L’excellent M. de Musset-Pathay avait pris les choses moins au tragique, mais il croyait tout de bon, après le premier volume de son fils, que ce n’était pas là siffler.

Repoussé par les siens, le merle blanc est méconnu des cénacles emplumés auprès desquels il cherche un asile, parce qu’il ne ressemble à personne. Il prend le parti de chanter à sa mode et devient un poète célèbre. La suite n’est pas moins transparente. Il épouse une merlette blanche qui fait des romans avec la facilité de George Sand : « Il ne lui arrivait jamais de rayer une ligne, ni de faire un plan avant de se mettre à l’œuvre ». Elle avait aussi les idées avancées de l’auteur de Lélia, « ayant toujours soin, en passant, d’attaquer le gouvernement et de prêcher l’émancipation des merlettes ». Le poète emplumé croit posséder l’oiseau de ses rêves, assorti à sa couleur comme à son génie.
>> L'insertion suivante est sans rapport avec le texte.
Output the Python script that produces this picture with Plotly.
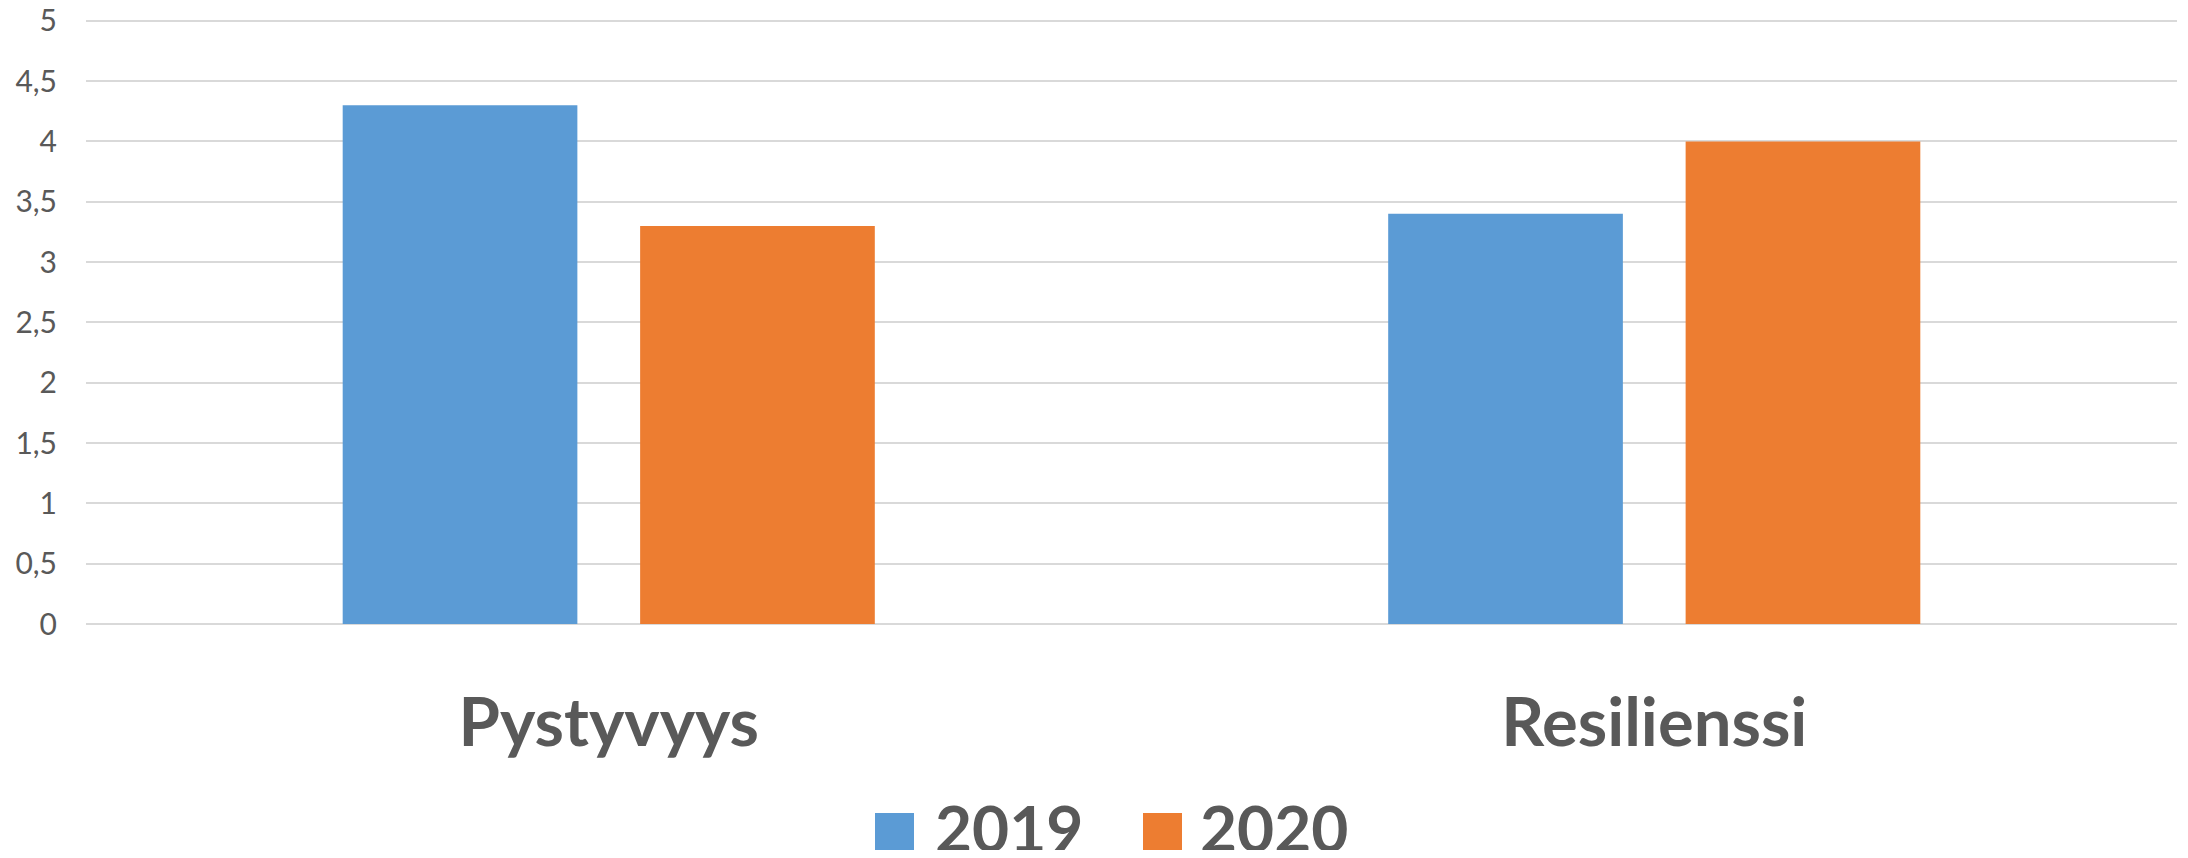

Hélas ! sa femme l’avait trompé. Ce n’était pas une merlette blanche ; c’était une merlette comme toutes les merlettes ; elle était teinte et elle déteignait !

Les nouvelles sont semées de souvenirs personnels. Quand l’amoureux n’est pas Musset en chair et en os, il est rare qu’il n’ait pas du moins avec lui quelque trait, quelque aventure en commun. Les héroïnes sont presque toutes croquées d’après nature, comme aussi les paysages, les intérieurs, les épisodes.